-- TASK BRIEF --
Print, word for word, the opening line of the data below and every line after it through the line that contains "var svgHeight = 723;", but not the pictures.

-- RAW DATA --
|---|
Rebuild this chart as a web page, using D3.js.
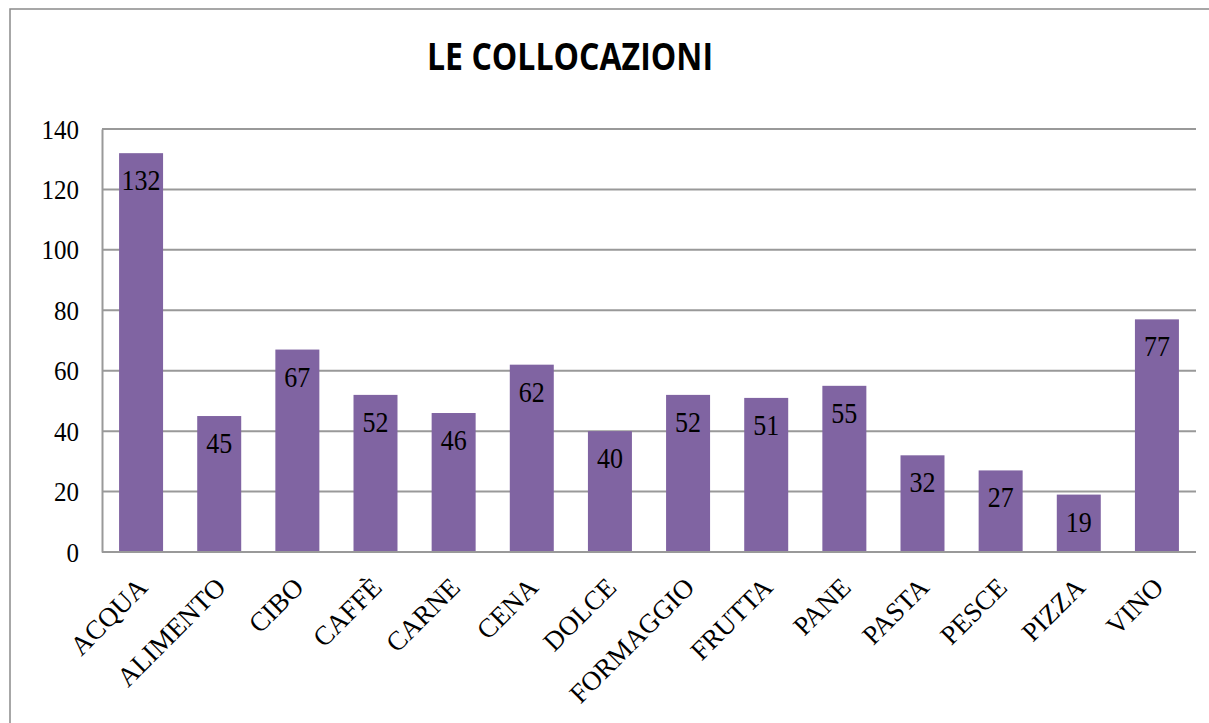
<!DOCTYPE html>
<html>
<head>
<meta charset="utf-8">
<script src="https://cdn.jsdelivr.net/npm/d3@7"></script>
<style>
  body { margin: 0; background: #fff; }
  .tick text { font-family: "Liberation Serif", "Times New Roman", serif; }
</style>
</head>
<body>
<div id="chart"></div>
<script>
// data
var categories = ["ACQUA", "ALIMENTO", "CIBO", "CAFFÈ", "CARNE", "CENA", "DOLCE",
  "FORMAGGIO", "FRUTTA", "PANE", "PASTA", "PESCE", "PIZZA", "VINO"];
var values = [132, 45, 67, 52, 46, 62, 40, 52, 51, 55, 32, 27, 19, 77];
var yTicks = [0, 20, 40, 60, 80, 100, 120, 140];

var svgWidth = 1209;
var svgHeight = 723;

var margin = { top: 129, right: 13, bottom: 171, left: 102 };
var width = svgWidth - margin.left - margin.right;
var height = svgHeight - margin.top - margin.bottom;

var serif = "'Liberation Serif', 'Times New Roman', serif";

var svg = d3.select("#chart")
  .append("svg")
  .attr("width", svgWidth)
  .attr("height", svgHeight);

// outer border
svg.append("rect")
  .attr("x", 10)
  .attr("y", 9)
  .attr("width", 1230)
  .attr("height", 760)
  .attr("fill", "none")
  .attr("stroke", "#8a8a8a")
  .attr("stroke-width", 1.5);

// title
svg.append("text")
  .attr("x", 570)
  .attr("y", 70)
  .attr("text-anchor", "middle")
  .style("font-family", "'Open Sans', 'Liberation Sans', sans-serif")
  .style("font-weight", "bold")
  .style("font-size", "37px")
  .attr("textLength", 286)
  .attr("lengthAdjust", "spacingAndGlyphs")
  .text("LE COLLOCAZIONI");

var chartGroup = svg.append("g")
  .attr("transform", `translate(${margin.left}, ${margin.top})`);

var xScale = d3.scaleBand()
  .domain(categories)
  .range([0, width])
  .paddingInner(0.437)
  .paddingOuter(0.2185);

var yScale = d3.scaleLinear()
  .domain([0, 140])
  .range([height, 0]);

// gridlines
chartGroup.selectAll(".grid")
  .data(yTicks)
  .enter()
  .append("line")
  .attr("x1", 0)
  .attr("x2", width)
  .attr("y1", d => yScale(d))
  .attr("y2", d => yScale(d))
  .attr("stroke", "#999")
  .attr("stroke-width", 2);

// left axis
var leftAxis = d3.axisLeft(yScale).tickValues(yTicks).tickSize(0).tickPadding(23);
var yAxisG = chartGroup.append("g").call(leftAxis);
yAxisG.select(".domain").attr("stroke", "#999").attr("stroke-width", 2);
yAxisG.selectAll(".tick text")
  .style("font-size", "25px")
  .attr("fill", "#000")
  .attr("x", null)
  .attr("dy", null)
  .attr("transform", "translate(-23, 9) scale(1, 1.1)");

// bars
chartGroup.selectAll(".bar")
  .data(values)
  .enter()
  .append("rect")
  .attr("x", (d, i) => xScale(categories[i]))
  .attr("y", d => yScale(d))
  .attr("width", xScale.bandwidth())
  .attr("height", d => height - yScale(d))
  .attr("fill", "#8064a2");

// value labels
chartGroup.selectAll(".val")
  .data(values)
  .enter()
  .append("text")
  .attr("transform", (d, i) => `translate(${xScale(categories[i]) + xScale.bandwidth() / 2}, ${yScale(d) + 37}) scale(1, 1.12)`)
  .attr("text-anchor", "middle")
  .style("font-family", serif)
  .style("font-size", "26px")
  .attr("fill", "#000")
  .text(d => d);

// bottom axis line
chartGroup.append("line")
  .attr("x1", 0)
  .attr("x2", width)
  .attr("y1", height)
  .attr("y2", height)
  .attr("stroke", "#999")
  .attr("stroke-width", 2);

// category labels
chartGroup.selectAll(".cat")
  .data(categories)
  .enter()
  .append("text")
  .attr("transform", d => `translate(${xScale(d) + xScale.bandwidth() / 2 + 8}, ${height + 37}) rotate(-45)`)
  .attr("text-anchor", "end")
  .style("font-family", serif)
  .style("font-size", "27px")
  .attr("fill", "#000")
  .text(d => d);
</script>
</body>
</html>
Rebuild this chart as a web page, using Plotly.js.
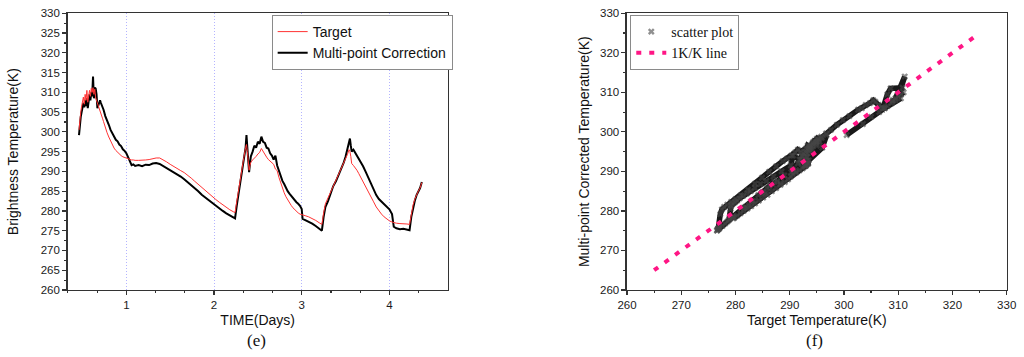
<!DOCTYPE html>
<html>
<head>
<meta charset="utf-8">
<script src="https://cdn.plot.ly/plotly-3.0.1.min.js"></script>
<style>
html,body{margin:0;padding:0;background:#fff;}
#chart{width:1024px;height:357px;}
</style>
</head>
<body>
<div id="chart"></div>
<script>
// ---- Data ----
const timeDays = [
0.46,0.47,0.48,0.49,0.50,0.51,0.52,0.53,0.54,0.55,0.56,0.57,0.58,0.59,0.60,0.61,0.62,0.63,0.64,0.65,
0.66,0.67,0.68,0.69,0.70,0.71,0.72,0.73,0.74,0.76,0.78,0.80,0.82,0.84,0.86,0.88,0.90,0.92,0.94,0.96,
0.98,1.00,1.02,1.04,1.06,1.08,1.10,1.14,1.18,1.22,1.26,1.30,1.34,1.38,1.42,1.46,1.50,1.54,1.58,1.62,
1.66,1.70,1.74,1.78,1.82,1.86,1.90,1.94,1.98,2.02,2.06,2.10,2.14,2.18,2.22,2.24,2.26,2.28,2.30,2.32,
2.34,2.36,2.37,2.38,2.39,2.40,2.41,2.42,2.44,2.46,2.48,2.50,2.52,2.54,2.56,2.58,2.60,2.62,2.64,2.66,
2.68,2.70,2.72,2.74,2.76,2.78,2.80,2.82,2.84,2.86,2.88,2.90,2.92,2.94,2.96,2.98,3.00,3.01,3.04,3.08,
3.12,3.16,3.20,3.23,3.25,3.27,3.30,3.33,3.36,3.39,3.42,3.45,3.48,3.50,3.52,3.54,3.55,3.56,3.57,3.59,
3.61,3.63,3.65,3.67,3.70,3.73,3.76,3.79,3.82,3.85,3.88,3.91,3.94,3.97,4.00,4.03,4.05,4.08,4.12,4.16,
4.20,4.23,4.25,4.27,4.29,4.31,4.33,4.35,4.37
];
const targetTemp = [
300.5,303.5,305.0,306.5,307.5,308.8,307.0,309.5,308.0,310.5,307.5,309.0,310.5,309.0,311.0,310.0,311.2,309.5,310.8,308.6,
308.0,307.2,306.4,305.8,305.4,304.8,304.0,303.3,302.6,301.0,299.8,298.7,297.6,296.7,295.9,295.3,294.8,294.3,294.0,293.7,
293.5,293.3,293.1,293.0,292.9,292.9,292.8,292.8,292.8,292.9,293.0,293.2,293.4,293.4,293.0,292.4,291.8,291.2,290.6,290.2,
289.7,289.1,288.3,287.5,286.7,285.9,285.1,284.3,283.6,282.9,282.2,281.5,280.9,280.3,279.8,279.6,282.5,285.5,288.3,291.0,
293.5,296.0,296.8,295.0,292.0,290.3,291.5,292.3,292.9,293.3,293.8,294.4,294.8,295.8,295.0,294.2,293.6,293.0,292.6,292.3,
291.8,290.6,290.2,288.5,287.0,285.7,284.6,283.6,282.8,282.1,281.4,280.8,280.3,279.9,279.5,279.2,279.1,279.0,278.8,278.5,
278.1,277.6,277.0,276.6,279.5,281.8,283.3,284.8,286.3,287.7,289.0,290.6,292.2,293.2,294.2,295.5,295.0,293.8,292.0,291.5,
291.0,290.3,289.5,288.7,287.5,286.2,284.9,283.6,282.3,281.0,280.0,279.2,278.5,277.9,277.5,277.2,277.0,276.9,276.8,276.8,
276.7,276.6,279.5,281.5,283.0,284.2,285.0,285.8,287.2
];
const correctedTemp = [
299.2,302.0,303.8,305.0,306.0,307.3,306.2,308.0,306.5,308.5,306.0,307.8,309.5,308.0,310.0,309.0,314.0,308.5,311.2,311.0,
309.5,306.0,306.8,307.6,308.0,307.3,306.8,306.0,305.6,304.0,303.0,301.8,300.5,299.6,298.5,298.0,297.6,296.8,296.4,295.6,
295.2,294.6,293.6,292.6,291.6,291.8,291.4,291.6,291.3,291.7,291.6,292.0,292.1,291.9,291.4,290.8,290.3,289.7,289.2,288.7,
288.0,287.3,286.6,285.8,285.0,284.1,283.4,282.6,281.9,281.2,280.6,280.0,279.4,278.8,278.3,278.1,281.5,284.5,287.0,290.0,
292.8,296.0,299.2,296.5,293.0,289.8,292.0,293.8,295.0,296.5,296.0,297.5,297.0,298.8,297.5,297.2,296.0,295.8,294.6,294.0,
293.0,294.0,291.5,290.0,288.7,287.6,286.8,285.8,285.0,284.4,283.8,283.2,282.6,282.2,281.8,281.3,280.5,278.0,277.7,277.3,
276.8,276.2,275.5,275.0,278.5,281.0,282.5,284.5,286.3,287.5,289.0,290.5,292.3,293.7,295.5,297.5,298.3,296.5,295.0,295.5,
294.8,294.0,293.2,292.6,291.3,289.9,288.4,286.9,285.4,284.0,283.0,282.3,281.6,281.0,280.4,279.2,276.0,275.6,275.4,275.5,
275.3,275.1,278.5,280.8,282.6,284.0,284.8,285.8,287.3
];
const lineX = [265, 324];
const lineY = [265, 324];

const seriesNames = ["Target", "Multi-point Correction"];
const scatterNames = ["scatter plot", "1K/K line"];

// ---- Layout helpers ----
const sans = "Liberation Sans, Arial, sans-serif";
const serif = "Liberation Serif, Times New Roman, serif";
const axCol = "#333333";
const tickFont = {family: sans, size: 11.5, color: "#1a1a1a"};
const titleFont = {family: sans, size: 14, color: "#111"};

function mainAxis(opts) {
  return Object.assign({
    showline: true, linecolor: axCol, linewidth: 1.5, mirror: true,
    ticks: "outside", ticklen: 4, tickwidth: 1.2, tickcolor: axCol,
    showgrid: false, zeroline: false, tickfont: tickFont,
    fixedrange: true
  }, opts);
}
function overlayAxis(opts) {
  return Object.assign({
    showline: false, ticks: "inside", ticklen: 4, tickwidth: 1.2, tickcolor: axCol,
    showticklabels: false, showgrid: false, zeroline: false, fixedrange: true
  }, opts);
}

const xr1 = [0.331, 4.665];
const yr1 = [260, 330];
const xr2 = [260, 330];
const yr2 = [260, 330];

const traces = [
  {x: timeDays, y: correctedTemp, type: "scatter", mode: "lines", name: seriesNames[1],
   line: {color: "#000000", width: 2}, xaxis: "x", yaxis: "y", legend: "legend", legendrank: 2},
  {x: timeDays, y: targetTemp, type: "scatter", mode: "lines", name: seriesNames[0],
   line: {color: "#ff3333", width: 1}, xaxis: "x", yaxis: "y", legend: "legend", legendrank: 1},
  {x: targetTemp, y: correctedTemp, type: "scatter", mode: "lines", showlegend: false,
   line: {color: "rgba(0,0,0,0.9)", width: 5.5}, xaxis: "x2", yaxis: "y2", hoverinfo: "skip"},
  {x: targetTemp, y: correctedTemp, type: "scatter", mode: "markers", name: scatterNames[0],
   marker: {symbol: "x", size: 6, color: "rgba(70,70,70,0.6)"}, xaxis: "x2", yaxis: "y2", legend: "legend2"},
  {x: lineX, y: lineY, type: "scatter", mode: "lines", name: scatterNames[1],
   line: {color: "#ff1685", width: 4, dash: "5px,8px"}, xaxis: "x2", yaxis: "y2", legend: "legend2"}
];

const layout = {
  width: 1024, height: 357,
  margin: {l: 0, r: 0, t: 0, b: 0},
  paper_bgcolor: "#ffffff", plot_bgcolor: "#ffffff",
  showlegend: true,
  xaxis: mainAxis({domain: [0.0661, 0.4372], anchor: "y", range: xr1, tick0: 0, dtick: 1,
    showgrid: true, gridcolor: "#b4b4ff", griddash: "1px,2px", gridwidth: 1,
    minor: {dtick: 1/3, tick0: 0, ticks: "outside", ticklen: 2, tickcolor: axCol, showgrid: false},
    title: {text: "TIME(Days)", font: titleFont, standoff: 5}}),
  yaxis: mainAxis({domain: [0.1877, 0.9627], anchor: "x", range: yr1, tick0: 0, dtick: 5,
    minor: {dtick: 2.5, ticks: "outside", ticklen: 2, tickcolor: axCol},
    title: {text: "Brightness Temperature(K)", font: titleFont, standoff: 19}}),
  xaxis3: overlayAxis({overlaying: "x", side: "top", anchor: "y", range: xr1, tick0: 0, dtick: 1,
    minor: {dtick: 1/3, tick0: 0, ticks: "inside", ticklen: 2, tickcolor: axCol}}),
  yaxis3: overlayAxis({overlaying: "y", side: "right", anchor: "x", range: yr1, tick0: 0, dtick: 5,
    minor: {dtick: 2.5, ticks: "inside", ticklen: 2, tickcolor: axCol}}),
  xaxis2: mainAxis({domain: [0.6123, 0.9831], anchor: "y2", range: xr2, tick0: 0, dtick: 10,
    minor: {dtick: 5, ticks: "outside", ticklen: 2, tickcolor: axCol},
    title: {text: "Target Temperature(K)", font: titleFont, standoff: 5}}),
  yaxis2: mainAxis({domain: [0.1877, 0.9627], anchor: "x2", range: yr2, tick0: 0, dtick: 10,
    minor: {dtick: 5, ticks: "outside", ticklen: 2, tickcolor: axCol},
    title: {text: "Multi-point Corrected Temperature(K)", font: titleFont, standoff: 7}}),
  xaxis4: overlayAxis({overlaying: "x2", side: "top", anchor: "y2", range: xr2, tick0: 0, dtick: 10,
    minor: {dtick: 5, ticks: "inside", ticklen: 2, tickcolor: axCol}}),
  yaxis4: overlayAxis({overlaying: "y2", side: "right", anchor: "x2", range: yr2, tick0: 0, dtick: 10,
    minor: {dtick: 5, ticks: "inside", ticklen: 2, tickcolor: axCol}}),
  legend: {x: 0.2653, y: 0.958, xanchor: "left", yanchor: "top", bgcolor: "#ffffff",
    bordercolor: "#8a8a8a", borderwidth: 1, itemwidth: 30,
    font: {family: sans, size: 14, color: "#111"}, tracegroupgap: 0},
  legend2: {x: 0.6155, y: 0.958, xanchor: "left", yanchor: "top", bgcolor: "#ffffff",
    bordercolor: "#8a8a8a", borderwidth: 1, itemwidth: 30,
    font: {family: serif, size: 14, color: "#111"}, tracegroupgap: 0},
  annotations: [
    {text: "(e)", x: 256/1024, y: (357-340)/357, xref: "paper", yref: "paper", showarrow: false,
     xanchor: "center", yanchor: "middle", font: {family: serif, size: 17, color: "#111"}},
    {text: "(f)", x: 814/1024, y: (357-340)/357, xref: "paper", yref: "paper", showarrow: false,
     xanchor: "center", yanchor: "middle", font: {family: serif, size: 17, color: "#111"}}
  ]
};

Plotly.newPlot("chart", traces, layout, {staticPlot: true, displayModeBar: false});
</script>
</body>
</html>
|---|
-- RESPONSE TO THIS TASK --
Rebuild this chart as a web page, using D3.js.
<!DOCTYPE html>
<html>
<head>
<meta charset="utf-8">
<script src="https://cdn.jsdelivr.net/npm/d3@7"></script>
<style>
  body { margin: 0; background: #fff; }
  .tick text { font-family: "Liberation Serif", "Times New Roman", serif; }
</style>
</head>
<body>
<div id="chart"></div>
<script>
// data
var categories = ["ACQUA", "ALIMENTO", "CIBO", "CAFFÈ", "CARNE", "CENA", "DOLCE",
  "FORMAGGIO", "FRUTTA", "PANE", "PASTA", "PESCE", "PIZZA", "VINO"];
var values = [132, 45, 67, 52, 46, 62, 40, 52, 51, 55, 32, 27, 19, 77];
var yTicks = [0, 20, 40, 60, 80, 100, 120, 140];

var svgWidth = 1209;
var svgHeight = 723;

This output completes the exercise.